Necessary upgrades, repairs, or new infrastructure
It’s normal for older buildings to need significant repairs or safety upgrades. This is especially true for buildings that have been neglected for some time. Structural beams or foundations may be failing, lead pipes may need to be replaced throughout the building, or you may have to work with the city to repair a damaged sewer connection.
Often these kinds of repairs will have to be completed before the structure is safe enough for other restoration work to begin. To spot potential hang-ups, you’ll want to review your inspection report with your general contractor.
Special permit or permission requirements
Here in the Washington D.C. area, we love our historic buildings. And not just those around the National Mall–our historic neighborhoods get a lot of their charm from the beautiful historic homes and buildings that line the streets. For this reason, organizations and rules exist to protect historic structures and ensure they remain a part of our city.
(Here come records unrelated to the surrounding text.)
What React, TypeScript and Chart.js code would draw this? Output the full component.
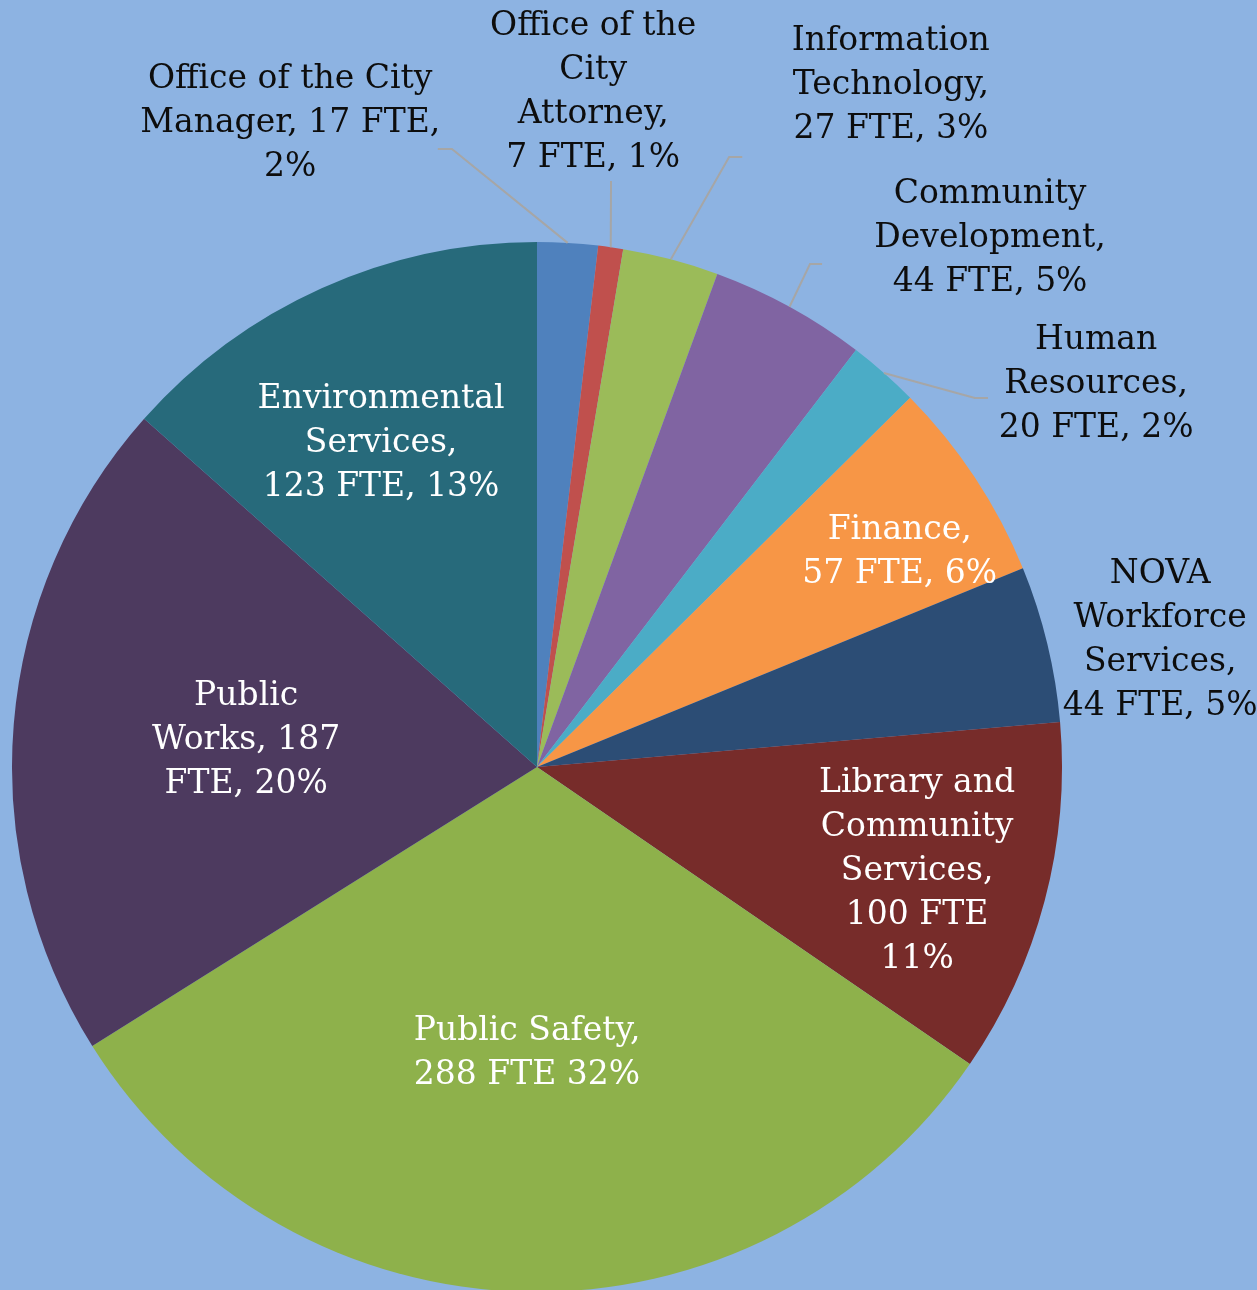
import React, { useEffect, useRef } from "react";
import { Chart, registerables } from "chart.js";

Chart.register(...registerables);

const categories = [
  "Office of the City Manager",
  "Office of the City Attorney",
  "Information Technology",
  "Community Development",
  "Human Resources",
  "Finance",
  "NOVA Workforce Services",
  "Library and Community Services",
  "Public Safety",
  "Public Works",
  "Environmental Services",
];

const fteValues = [17, 7, 27, 44, 20, 57, 44, 100, 288, 187, 123];

const sliceColors = [
  "#4F81BD",
  "#C0504D",
  "#9BBB59",
  "#8064A2",
  "#4BACC6",
  "#F79646",
  "#2C4D75",
  "#772C2A",
  "#8EB14B",
  "#4D3A5F",
  "#276A7B",
];

const labelLines = [
  ["Office of the City", "Manager, 17 FTE,", "2%"],
  ["Office of the", "City", "Attorney,", "7 FTE, 1%"],
  ["Information", "Technology,", "27 FTE, 3%"],
  ["Community", "Development,", "44 FTE, 5%"],
  ["Human", "Resources,", "20 FTE, 2%"],
  ["Finance,", "57 FTE, 6%"],
  ["NOVA", "Workforce", "Services,", "44 FTE, 5%"],
  ["Library and", "Community", "Services,", "100 FTE", "11%"],
  ["Public Safety,", "288 FTE 32%"],
  ["Public", "Works, 187", "FTE, 20%"],
  ["Environmental", "Services,", "123 FTE, 13%"],
];

const insideLabel = [false, false, false, false, false, true, false, true, true, true, true];

// label block centre, as multiples of the pie radius from the pie centre
const labelOffsets: [number, number][] = [
  [-0.47, -1.226],
  [0.107, -1.284],
  [0.674, -1.299],
  [0.863, -1.007],
  [1.065, -0.729],
  [0.691, -0.409],
  [1.187, -0.242],
  [0.724, 0.198],
  [-0.019, 0.545],
  [-0.554, -0.051],
  [-0.297, -0.617],
];

// leader elbows and ends (multiples of radius), null = no leader
const leaderElbows: ([number, number] | null)[] = [
  [-0.162, -1.177],
  [0.141, -1.116],
  [0.366, -1.162],
  [0.520, -0.958],
  [0.834, -0.703],
  null, null, null, null, null, null,
];
const leaderEnds: ([number, number] | null)[] = [
  [-0.189, -1.177],
  [0.141, -1.116],
  [0.391, -1.162],
  [0.543, -0.958],
  [0.859, -0.703],
  null, null, null, null, null, null,
];

const labelPlugin = {
  id: "pieLabels",
  afterDraw(chart: any) {
    const ctx = chart.ctx;
    const meta = chart.getDatasetMeta(0);
    if (!meta.data.length) return;
    const first = meta.data[0];
    const cx = first.x;
    const cy = first.y;
    const r = first.outerRadius;
    ctx.save();
    // leaders
    ctx.strokeStyle = "#A6A6A6";
    ctx.lineWidth = 2;
    meta.data.forEach((arc: any, i: number) => {
      const elbow = leaderElbows[i];
      const end = leaderEnds[i];
      if (!elbow || !end) return;
      const mid = (arc.startAngle + arc.endAngle) / 2;
      const sx = cx + Math.cos(mid) * r;
      const sy = cy + Math.sin(mid) * r;
      ctx.beginPath();
      ctx.moveTo(sx, sy);
      ctx.lineTo(cx + elbow[0] * r, cy + elbow[1] * r);
      ctx.lineTo(cx + end[0] * r, cy + end[1] * r);
      ctx.stroke();
    });
    // labels
    ctx.font = '33px "DejaVu Serif"';
    ctx.textAlign = "center";
    ctx.textBaseline = "middle";
    const lh = 44;
    labelLines.forEach((lines, i) => {
      const [kx, ky] = labelOffsets[i];
      const x = cx + kx * r;
      const y = cy + ky * r;
      ctx.fillStyle = insideLabel[i] ? "#FFFFFF" : "#0D0D0D";
      const top = y - ((lines.length - 1) * lh) / 2;
      lines.forEach((line, j) => {
        ctx.fillText(line, x, top + j * lh);
      });
    });
    ctx.restore();
  },
};

export default function App() {
  const canvasRef = useRef<HTMLCanvasElement | null>(null);
  useEffect(() => {
    if (!canvasRef.current) return;
    const chart = new Chart(canvasRef.current, {
      type: "pie",
      data: {
        labels: categories,
        datasets: [
          {
            data: fteValues,
            backgroundColor: sliceColors,
            borderWidth: 0,
          },
        ],
      },
      options: {
        responsive: false,
        animation: false,
        layout: { padding: { left: 12, top: 242, right: 195, bottom: 0 } },
        plugins: {
          legend: { display: false },
          tooltip: { enabled: false },
        },
      },
      plugins: [labelPlugin],
    });
    return () => chart.destroy();
  }, []);
  return (
    <div
      style={{
        position: "fixed",
        left: 0,
        top: 0,
        width: 1257,
        height: 1290,
        overflow: "hidden",
        background: "#8DB3E2",
      }}
    >
      <canvas ref={canvasRef} width={1257} height={1292} />
    </div>
  );
}
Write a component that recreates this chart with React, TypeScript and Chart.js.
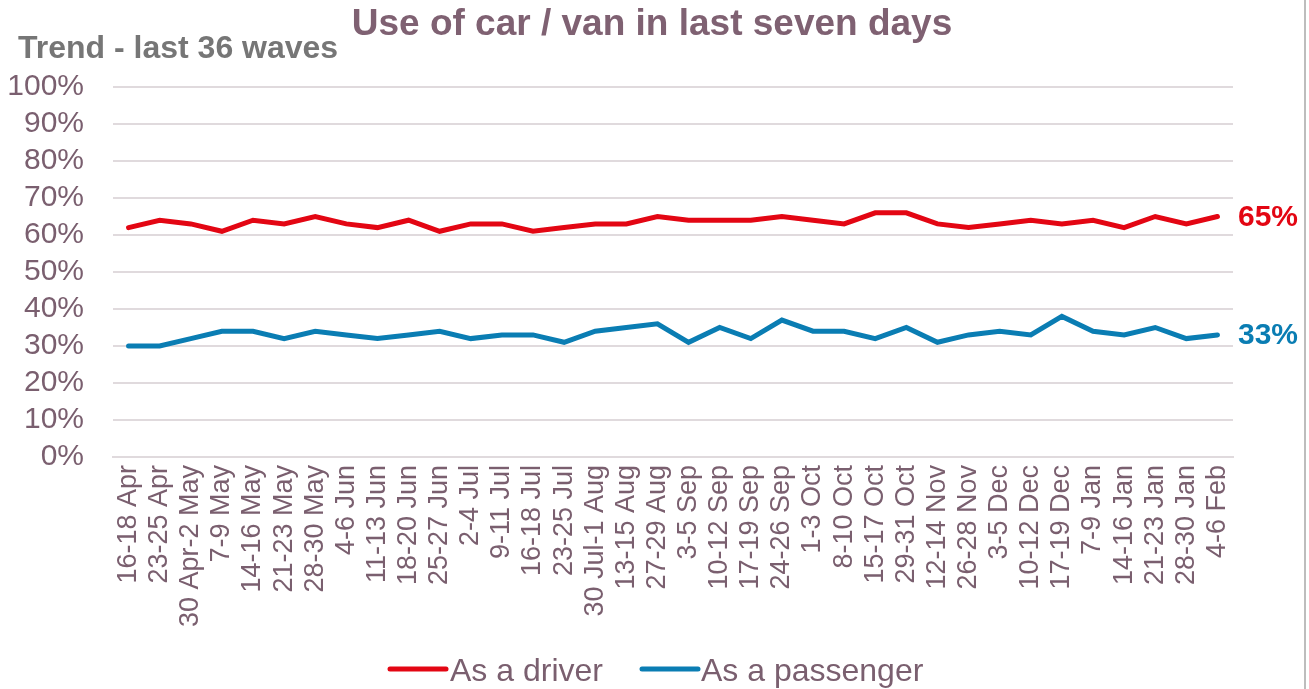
import React, { useEffect, useRef } from "react";
import { Chart, registerables } from "chart.js";

Chart.register(...registerables);

const waves: string[] = [
  "16-18 Apr", "23-25 Apr", "30 Apr-2 May", "7-9 May", "14-16 May", "21-23 May",
  "28-30 May", "4-6 Jun", "11-13 Jun", "18-20 Jun", "25-27 Jun", "2-4 Jul",
  "9-11 Jul", "16-18 Jul", "23-25 Jul", "30 Jul-1 Aug", "13-15 Aug", "27-29 Aug",
  "3-5 Sep", "10-12 Sep", "17-19 Sep", "24-26 Sep", "1-3 Oct", "8-10 Oct",
  "15-17 Oct", "29-31 Oct", "12-14 Nov", "26-28 Nov", "3-5 Dec", "10-12 Dec",
  "17-19 Dec", "7-9 Jan", "14-16 Jan", "21-23 Jan", "28-30 Jan", "4-6 Feb",
];

const asDriver: number[] = [
  62, 64, 63, 61, 64, 63, 65, 63, 62, 64, 61, 63, 63, 61, 62, 63, 63, 65,
  64, 64, 64, 65, 64, 63, 66, 66, 63, 62, 63, 64, 63, 64, 62, 65, 63, 65,
];

const asPassenger: number[] = [
  30, 30, 32, 34, 34, 32, 34, 33, 32, 33, 34, 32, 33, 33, 31, 34, 35, 36,
  31, 35, 32, 37, 34, 34, 32, 35, 31, 33, 34, 33, 38, 34, 33, 35, 32, 33,
];

const seriesNames: string[] = ["As a driver", "As a passenger"];
const seriesColors: string[] = ["#e30613", "#0a7db3"];
const yTicks: number[] = [0, 10, 20, 30, 40, 50, 60, 70, 80, 90, 100];

const titleText = "Use of car / van in last seven days";
const subtitleText = "Trend - last 36 waves";

const MAUVE = "#7a5f6f";
const FONT = "'Liberation Sans', Arial, sans-serif";

const decorPlugin = {
  id: "decor",
  afterDraw(chart: any) {
    const ctx = chart.ctx as CanvasRenderingContext2D;
    const area = chart.chartArea;
    const yScale = chart.scales.y;
    ctx.save();

    // Title
    ctx.fillStyle = "#7f6172";
    ctx.font = `bold 37px ${FONT}`;
    ctx.textAlign = "center";
    ctx.textBaseline = "alphabetic";
    ctx.fillText(titleText, 652, 35);

    // Subtitle
    ctx.fillStyle = "#767676";
    ctx.font = `bold 32px ${FONT}`;
    ctx.textAlign = "left";
    ctx.fillText(subtitleText, 18, 58);

    // End labels
    ctx.font = `bold 30px ${FONT}`;
    ctx.textBaseline = "middle";
    chart.data.datasets.forEach((ds: any) => {
      const last = ds.data[ds.data.length - 1];
      ctx.fillStyle = ds.borderColor;
      ctx.fillText(`${last}%`, area.right + 5, yScale.getPixelForValue(last) + 1);
    });

    // Legend
    const legendY = 669;
    const items = [
      { x0: 390, x1: 446, tx: 450 },
      { x0: 642, x1: 698, tx: 701 },
    ];
    ctx.font = `32px ${FONT}`;
    ctx.textBaseline = "alphabetic";
    chart.data.datasets.forEach((ds: any, i: number) => {
      const it = items[i];
      ctx.strokeStyle = ds.borderColor;
      ctx.lineWidth = 5;
      ctx.lineCap = "round";
      ctx.beginPath();
      ctx.moveTo(it.x0, legendY);
      ctx.lineTo(it.x1, legendY);
      ctx.stroke();
      ctx.fillStyle = MAUVE;
      ctx.fillText(ds.label, it.tx, 681);
    });

    // Right frame line
    ctx.strokeStyle = "#bdbdbd";
    ctx.lineWidth = 2;
    ctx.lineCap = "butt";
    ctx.beginPath();
    ctx.moveTo(1305, 0);
    ctx.lineTo(1305, 689);
    ctx.stroke();

    ctx.restore();
  },
};

export default function App() {
  const canvasRef = useRef<HTMLCanvasElement | null>(null);

  useEffect(() => {
    if (!canvasRef.current) return;
    const chart = new Chart(canvasRef.current, {
      type: "line",
      data: {
        labels: waves,
        datasets: [
          {
            label: seriesNames[0],
            data: asDriver,
            borderColor: seriesColors[0],
            backgroundColor: seriesColors[0],
            borderWidth: 5,
            pointRadius: 0,
            tension: 0,
            borderCapStyle: "round",
            borderJoinStyle: "miter",
          },
          {
            label: seriesNames[1],
            data: asPassenger,
            borderColor: seriesColors[1],
            backgroundColor: seriesColors[1],
            borderWidth: 5,
            pointRadius: 0,
            tension: 0,
            borderCapStyle: "round",
            borderJoinStyle: "miter",
          },
        ],
      },
      options: {
        responsive: false,
        animation: false,
        devicePixelRatio: 1,
        layout: { padding: { top: 87, right: 76, left: 0, bottom: 0 } },
        plugins: {
          legend: { display: false },
          title: { display: false },
          tooltip: { enabled: false },
        },
        scales: {
          x: {
            offset: true,
            grid: { display: false, drawTicks: false },
            border: { display: true, color: "#e0dadd", width: 2 },
            ticks: {
              autoSkip: false,
              maxRotation: 90,
              minRotation: 90,
              padding: 8,
              color: MAUVE,
              font: { family: FONT, size: 27 },
            },
            afterFit: (scale: any) => {
              scale.height = 232;
            },
          },
          y: {
            min: 0,
            max: 100,
            afterBuildTicks: (scale: any) => {
              scale.ticks = yTicks.map((v) => ({ value: v }));
            },
            grid: { color: "#e0dadd", lineWidth: 2, drawTicks: false },
            border: { display: false },
            ticks: {
              autoSkip: false,
              padding: 29,
              color: MAUVE,
              font: { family: FONT, size: 30 },
              callback: (v: any) => `${v}%`,
            },
            afterFit: (scale: any) => {
              scale.width = 113;
            },
          },
        },
      },
      plugins: [decorPlugin],
    });
    return () => chart.destroy();
  }, []);

  return (
    <div style={{ position: "absolute", left: 0, top: 0, width: 1309, height: 689, background: "#fff" }}>
      <canvas ref={canvasRef} width={1309} height={689} />
    </div>
  );
}
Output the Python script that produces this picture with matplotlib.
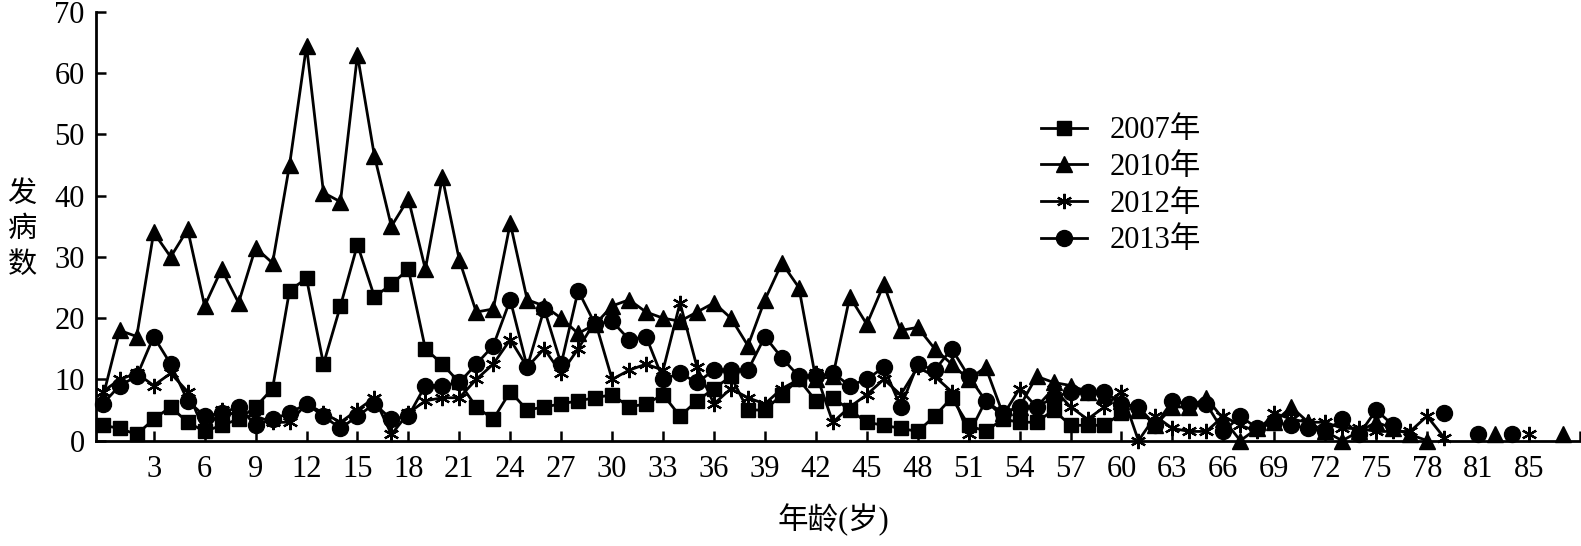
import numpy as np
import matplotlib
matplotlib.use('Agg')
import matplotlib.pyplot as plt

nan = np.nan

# x categories (ages); there is no column for 84, so "85" sits at index 84
ages = list(range(84)) + [85, 86, 87]

series_labels = ['2007年', '2010年', '2012年', '2013年']

cases_2007 = [
    2.5, 2, 1, 3.5, 5.5, 3, 1.5, 2.5, 3.5, 5.5,
    8.5, 24.5, 26.5, 12.5, 22, 32, 23.5, 25.5, 28, 15,
    12.5, 9.5, 5.5, 3.5, 8, 5, 5.5, 6, 6.5, 7,
    7.5, 5.5, 6, 7.5, 4, 6.5, 8.5, 10.5, 5, 5,
    7.5, 10, 6.5, 7, 5, 3, 2.5, 2, 1.5, 4,
    7, 2.5, 1.5, 3.5, 3, 3, 5, 2.5, 2.5, 2.5,
    4.5, nan, nan, nan, nan, nan, nan, nan, nan, nan,
    nan, nan, nan, nan, nan, nan, nan, nan, nan, nan,
    nan, nan, nan, nan, nan, nan, nan,
]
cases_2010 = [
    7, 18, 17, 34, 30, 34.5, 22, 28, 22.5, 31.5,
    29, 45, 64.5, 40.5, 39, 63, 46.5, 35, 39.5, 28,
    43, 29.5, 21, 21.5, 35.5, 23, 22, 20, 17.5, 19,
    22, 23, 21, 20, 19.5, 21, 22.5, 20, 15.5, 23,
    29, 25, 10, 10.5, 23.5, 19, 25.5, 18, 18.5, 15,
    12.5, 10, 12, 4.5, 5.5, 10.5, 9.5, 9, 8, 7.5,
    6.5, 5, 2.5, 5.5, 5.5, 7, 3.5, 0, 2, 3,
    5.5, 3, 1.5, 0, 1.5, 3, 2, 1, 0, nan,
    nan, nan, 1, nan, nan, nan, 1,
]
cases_2012 = [
    8, 10, 11, 9, 11, 8, 1.5, 5, 4, 4,
    3, 3, 6, 4.5, 3, 5, 7, 1, 4.5, 6.5,
    7, 7, 10, 12.5, 16.5, 12, 15, 11, 15, 19.5,
    10, 11.5, 12.5, 11.5, 22.5, 12, 6, 8.5, 7, 6,
    8.5, 10, 11, 3, 5.5, 7.5, 10, 7.5, 12, 10.5,
    8, 1, 6.5, 4, 8.5, 5.5, 8.5, 5.5, 3.5, 5.5,
    8, 0, 4, 2, 1.5, 1.5, 4, 2.5, 1.5, 4.5,
    3.5, 3, 3, 2, 2, 1.5, 1.5, 1.5, 4, 0.5,
    nan, nan, nan, nan, 1, nan, nan,
]
cases_2013 = [
    6, 9, 10.5, 17, 12.5, 6.5, 4, 4.5, 5.5, 2.5,
    3.5, 4.5, 6, 4, 2, 4, 6, 3.5, 4, 9,
    9, 9.5, 12.5, 15.5, 23, 12, 21.5, 12.5, 24.5, 19,
    19.5, 16.5, 17, 10, 11, 9.5, 11.5, 11.5, 11.5, 17,
    13.5, 10.5, 10.5, 11, 9, 10, 12, 5.5, 12.5, 11.5,
    15, 10.5, 6.5, 4.5, 5.5, 5.5, 7, 8, 8, 8,
    6, 5.5, 2.5, 6.5, 6, 6, 1.5, 4, 2, 3,
    2.5, 2, 1.5, 3.5, 1, 5, 2.5, nan, nan, 4.5,
    nan, 1, nan, 1, nan, nan, nan,
]

plt.rcParams['font.family'] = ['Liberation Serif', 'Noto Sans CJK SC']
plt.rcParams['font.size'] = 22

fig = plt.figure(figsize=(15.81, 5.46), dpi=100)
ax = fig.add_axes([0.0607, 0.193, 0.9386, 0.785])

x = np.arange(len(ages))
styles = [
    dict(marker='s', markersize=10.5),
    dict(marker='^', markersize=12),
    dict(marker=(6, 2, 0), markersize=11, markeredgewidth=1.6),
    dict(marker='o', markersize=11.5),
]
for vals, lab, st in zip([cases_2007, cases_2010, cases_2012, cases_2013], series_labels, styles):
    ax.plot(x, vals, color='black', linewidth=2.0, label=lab, clip_on=False, **st)

ax.set_xlim(-0.4, 87)
ax.set_ylim(0, 70)
ax.set_yticks(range(0, 71, 10))

tick_idx = list(range(3, 85, 3))
ax.set_xticks(tick_idx + [87])
ax.set_xticklabels([str(ages[i]) for i in tick_idx] + [''])

for s in ['top', 'right']:
    ax.spines[s].set_visible(False)
for s in ['left', 'bottom']:
    ax.spines[s].set_linewidth(2.0)
ax.tick_params(direction='in', length=7, width=1.8)
ax.tick_params(axis='x', pad=10)
ax.tick_params(axis='y', pad=8)

fig.text(0.527, 0.048, '年龄(岁)', ha='center', va='center', fontsize=22)
fig.text(0.014, 0.58, '发\n病\n数', ha='center', va='center', fontsize=21,
         family='Noto Sans CJK SC', linespacing=1.25)

fig.legend(loc='upper left', bbox_to_anchor=(0.649, 0.815), frameon=False,
           handlelength=1.5, handletextpad=0.75, labelspacing=0.25, borderpad=0)

fig.savefig('out.png', dpi=100)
Some buildings are in the National Register of Historic Places. Others may have a local historic designation or fall within historic district boundaries. Navigating varying levels of restrictions is something your local general contractor can help with. Through our 25 years, we’ve learned the many ins and outs of pulling permits for historic restorations in the D.C. neighborhoods.
The fastest way to complete your historic restoration is by calling us today
The bottom line is that the sooner you begin, the sooner your historic restoration will be complete. Start by giving us a call today to discuss what you have in mind. We can help you get your bearings and lay out next steps toward beginning work.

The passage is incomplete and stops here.